§ **INSTRUCTION**
Go through the listing beneath this task and return every line that carries the string "source".

§ **EXTRACTED INFORMATION**

──────────

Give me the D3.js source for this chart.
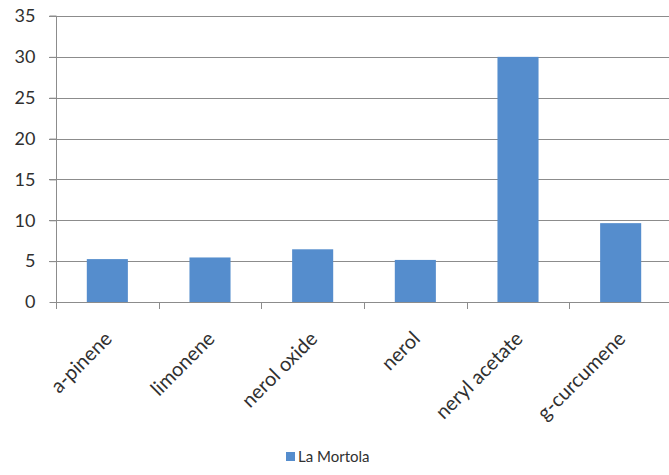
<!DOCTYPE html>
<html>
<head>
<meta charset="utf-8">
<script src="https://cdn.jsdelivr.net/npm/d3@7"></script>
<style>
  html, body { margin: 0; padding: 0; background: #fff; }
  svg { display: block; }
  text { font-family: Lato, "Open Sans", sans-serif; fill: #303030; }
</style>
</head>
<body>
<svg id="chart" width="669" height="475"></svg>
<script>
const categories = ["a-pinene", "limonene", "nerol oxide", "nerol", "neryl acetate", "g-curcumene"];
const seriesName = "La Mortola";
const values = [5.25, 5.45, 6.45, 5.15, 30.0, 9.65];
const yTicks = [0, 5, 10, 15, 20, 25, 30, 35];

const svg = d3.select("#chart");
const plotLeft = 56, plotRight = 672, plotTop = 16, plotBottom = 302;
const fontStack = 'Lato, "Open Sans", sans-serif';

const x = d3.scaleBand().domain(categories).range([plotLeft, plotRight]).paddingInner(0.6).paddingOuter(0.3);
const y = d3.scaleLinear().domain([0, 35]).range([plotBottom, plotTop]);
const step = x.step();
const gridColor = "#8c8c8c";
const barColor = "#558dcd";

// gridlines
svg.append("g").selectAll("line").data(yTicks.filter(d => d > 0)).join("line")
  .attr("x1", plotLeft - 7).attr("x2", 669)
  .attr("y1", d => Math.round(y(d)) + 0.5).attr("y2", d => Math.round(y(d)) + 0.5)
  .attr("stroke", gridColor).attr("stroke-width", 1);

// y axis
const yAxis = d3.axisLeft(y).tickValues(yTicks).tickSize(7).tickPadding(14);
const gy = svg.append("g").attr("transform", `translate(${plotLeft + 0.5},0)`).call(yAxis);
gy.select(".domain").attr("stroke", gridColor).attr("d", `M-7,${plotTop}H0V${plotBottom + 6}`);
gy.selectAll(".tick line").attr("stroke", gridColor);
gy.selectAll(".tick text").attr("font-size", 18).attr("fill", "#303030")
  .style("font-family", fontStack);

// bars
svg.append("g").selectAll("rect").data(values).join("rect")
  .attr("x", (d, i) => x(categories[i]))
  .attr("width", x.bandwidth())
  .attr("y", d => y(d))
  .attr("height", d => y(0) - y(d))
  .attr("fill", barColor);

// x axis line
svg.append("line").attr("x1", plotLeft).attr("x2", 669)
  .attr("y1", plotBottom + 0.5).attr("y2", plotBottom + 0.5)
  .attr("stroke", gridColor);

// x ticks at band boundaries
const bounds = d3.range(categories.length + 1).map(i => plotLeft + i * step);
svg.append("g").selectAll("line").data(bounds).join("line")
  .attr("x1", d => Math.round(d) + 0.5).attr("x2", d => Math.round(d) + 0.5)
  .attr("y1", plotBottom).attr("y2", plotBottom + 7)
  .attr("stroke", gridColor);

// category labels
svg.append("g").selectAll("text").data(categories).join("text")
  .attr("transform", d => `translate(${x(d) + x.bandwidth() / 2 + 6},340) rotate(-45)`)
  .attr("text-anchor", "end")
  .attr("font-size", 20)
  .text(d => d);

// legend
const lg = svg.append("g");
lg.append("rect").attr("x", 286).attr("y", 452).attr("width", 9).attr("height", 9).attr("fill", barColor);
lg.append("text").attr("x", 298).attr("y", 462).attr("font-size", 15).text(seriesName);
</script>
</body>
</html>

──────────

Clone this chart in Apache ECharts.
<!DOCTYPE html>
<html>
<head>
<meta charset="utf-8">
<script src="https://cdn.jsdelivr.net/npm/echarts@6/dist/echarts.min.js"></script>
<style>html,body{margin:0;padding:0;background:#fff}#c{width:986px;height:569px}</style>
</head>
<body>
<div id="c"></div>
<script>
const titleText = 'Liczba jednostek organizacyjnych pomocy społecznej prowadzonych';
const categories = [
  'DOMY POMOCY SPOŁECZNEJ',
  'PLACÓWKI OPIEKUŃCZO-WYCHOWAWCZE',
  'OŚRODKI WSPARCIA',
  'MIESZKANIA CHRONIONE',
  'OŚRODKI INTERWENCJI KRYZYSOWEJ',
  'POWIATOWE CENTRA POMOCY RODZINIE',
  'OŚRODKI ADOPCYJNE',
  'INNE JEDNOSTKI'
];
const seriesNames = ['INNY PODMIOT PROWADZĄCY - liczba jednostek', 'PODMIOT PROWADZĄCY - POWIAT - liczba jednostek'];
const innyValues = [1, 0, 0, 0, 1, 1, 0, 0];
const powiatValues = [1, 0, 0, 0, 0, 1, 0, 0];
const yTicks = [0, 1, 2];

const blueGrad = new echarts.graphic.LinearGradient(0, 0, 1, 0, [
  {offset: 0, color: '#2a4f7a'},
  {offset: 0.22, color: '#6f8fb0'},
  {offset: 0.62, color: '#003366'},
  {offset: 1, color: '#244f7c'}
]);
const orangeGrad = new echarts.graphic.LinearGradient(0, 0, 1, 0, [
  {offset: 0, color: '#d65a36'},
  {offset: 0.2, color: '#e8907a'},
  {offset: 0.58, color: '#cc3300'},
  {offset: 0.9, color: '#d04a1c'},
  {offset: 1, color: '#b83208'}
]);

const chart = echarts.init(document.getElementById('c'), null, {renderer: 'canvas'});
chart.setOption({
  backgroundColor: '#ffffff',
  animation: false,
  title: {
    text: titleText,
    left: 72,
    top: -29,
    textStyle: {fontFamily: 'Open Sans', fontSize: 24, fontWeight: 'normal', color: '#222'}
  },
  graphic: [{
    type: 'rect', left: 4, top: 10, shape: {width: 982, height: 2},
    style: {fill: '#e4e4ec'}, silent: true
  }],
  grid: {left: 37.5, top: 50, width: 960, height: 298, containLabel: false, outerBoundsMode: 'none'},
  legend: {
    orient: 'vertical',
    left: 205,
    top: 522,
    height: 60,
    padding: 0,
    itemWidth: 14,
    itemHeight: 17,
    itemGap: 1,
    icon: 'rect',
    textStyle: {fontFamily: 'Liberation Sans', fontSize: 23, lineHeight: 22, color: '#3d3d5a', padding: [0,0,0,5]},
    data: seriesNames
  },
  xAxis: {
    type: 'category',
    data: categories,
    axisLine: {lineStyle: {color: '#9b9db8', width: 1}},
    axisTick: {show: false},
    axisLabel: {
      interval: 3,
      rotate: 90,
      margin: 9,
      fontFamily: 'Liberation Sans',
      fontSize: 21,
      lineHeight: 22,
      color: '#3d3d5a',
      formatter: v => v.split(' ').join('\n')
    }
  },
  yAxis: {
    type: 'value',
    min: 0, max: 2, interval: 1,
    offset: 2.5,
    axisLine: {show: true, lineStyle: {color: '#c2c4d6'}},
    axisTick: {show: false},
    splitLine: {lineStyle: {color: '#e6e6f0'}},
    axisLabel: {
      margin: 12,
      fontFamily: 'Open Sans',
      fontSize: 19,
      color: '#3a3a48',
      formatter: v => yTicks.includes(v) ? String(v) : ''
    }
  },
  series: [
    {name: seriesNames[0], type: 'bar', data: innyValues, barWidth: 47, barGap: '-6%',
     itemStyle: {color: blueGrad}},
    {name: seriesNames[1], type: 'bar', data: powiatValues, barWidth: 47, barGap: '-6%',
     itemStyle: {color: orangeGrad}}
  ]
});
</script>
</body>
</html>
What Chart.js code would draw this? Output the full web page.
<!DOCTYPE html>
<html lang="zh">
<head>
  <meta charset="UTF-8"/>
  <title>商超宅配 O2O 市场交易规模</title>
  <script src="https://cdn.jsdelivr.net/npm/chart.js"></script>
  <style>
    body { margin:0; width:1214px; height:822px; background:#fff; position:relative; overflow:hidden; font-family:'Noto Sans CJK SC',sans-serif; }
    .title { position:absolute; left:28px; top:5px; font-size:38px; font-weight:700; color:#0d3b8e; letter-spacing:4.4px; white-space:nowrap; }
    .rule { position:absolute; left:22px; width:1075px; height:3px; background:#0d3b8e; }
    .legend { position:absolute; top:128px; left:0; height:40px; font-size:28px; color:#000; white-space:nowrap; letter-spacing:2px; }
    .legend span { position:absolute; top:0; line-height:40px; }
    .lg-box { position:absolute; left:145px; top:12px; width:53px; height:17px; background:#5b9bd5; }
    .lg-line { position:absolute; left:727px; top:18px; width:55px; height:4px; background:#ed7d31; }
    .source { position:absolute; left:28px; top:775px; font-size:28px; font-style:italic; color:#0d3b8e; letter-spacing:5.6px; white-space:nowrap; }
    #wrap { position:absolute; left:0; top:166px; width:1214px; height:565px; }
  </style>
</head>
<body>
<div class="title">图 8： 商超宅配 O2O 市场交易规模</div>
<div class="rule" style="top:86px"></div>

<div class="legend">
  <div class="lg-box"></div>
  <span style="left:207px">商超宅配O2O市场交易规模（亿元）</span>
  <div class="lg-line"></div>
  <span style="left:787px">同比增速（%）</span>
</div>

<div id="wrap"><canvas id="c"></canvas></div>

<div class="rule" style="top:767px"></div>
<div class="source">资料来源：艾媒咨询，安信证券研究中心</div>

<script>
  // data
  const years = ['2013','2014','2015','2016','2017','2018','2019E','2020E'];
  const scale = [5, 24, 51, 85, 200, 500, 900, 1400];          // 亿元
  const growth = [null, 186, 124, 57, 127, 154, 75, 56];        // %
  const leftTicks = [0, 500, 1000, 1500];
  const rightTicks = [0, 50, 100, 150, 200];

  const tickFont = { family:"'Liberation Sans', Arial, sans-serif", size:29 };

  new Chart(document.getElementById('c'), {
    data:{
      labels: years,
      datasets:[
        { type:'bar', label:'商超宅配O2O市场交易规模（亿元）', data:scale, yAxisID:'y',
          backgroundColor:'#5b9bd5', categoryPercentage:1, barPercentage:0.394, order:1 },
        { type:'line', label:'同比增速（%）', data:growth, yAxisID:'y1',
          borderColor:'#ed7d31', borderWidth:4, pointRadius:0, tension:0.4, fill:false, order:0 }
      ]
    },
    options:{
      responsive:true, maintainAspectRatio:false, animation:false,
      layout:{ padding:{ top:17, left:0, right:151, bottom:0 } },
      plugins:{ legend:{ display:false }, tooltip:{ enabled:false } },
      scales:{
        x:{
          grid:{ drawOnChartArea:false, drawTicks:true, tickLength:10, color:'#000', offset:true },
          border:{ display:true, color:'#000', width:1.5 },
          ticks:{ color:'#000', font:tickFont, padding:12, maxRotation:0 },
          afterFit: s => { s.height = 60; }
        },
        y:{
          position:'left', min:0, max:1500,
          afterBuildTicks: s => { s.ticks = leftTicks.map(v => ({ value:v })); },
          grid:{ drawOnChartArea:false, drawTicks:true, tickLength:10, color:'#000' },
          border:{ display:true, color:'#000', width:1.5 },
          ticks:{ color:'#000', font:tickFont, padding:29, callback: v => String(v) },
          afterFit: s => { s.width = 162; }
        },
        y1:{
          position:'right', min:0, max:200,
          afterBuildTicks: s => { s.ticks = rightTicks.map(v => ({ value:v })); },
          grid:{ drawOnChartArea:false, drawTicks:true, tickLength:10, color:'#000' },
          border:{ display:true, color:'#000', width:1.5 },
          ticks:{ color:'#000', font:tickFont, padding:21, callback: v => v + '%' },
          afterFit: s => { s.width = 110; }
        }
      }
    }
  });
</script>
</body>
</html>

──────────

§ **ANSWER TO THIS PROBLEM**
Give me the D3.js source for this chart.
    .source { position:absolute; left:28px; top:775px; font-size:28px; font-style:italic; color:#0d3b8e; letter-spacing:5.6px; white-space:nowrap; }
<div class="source">资料来源：艾媒咨询，安信证券研究中心</div>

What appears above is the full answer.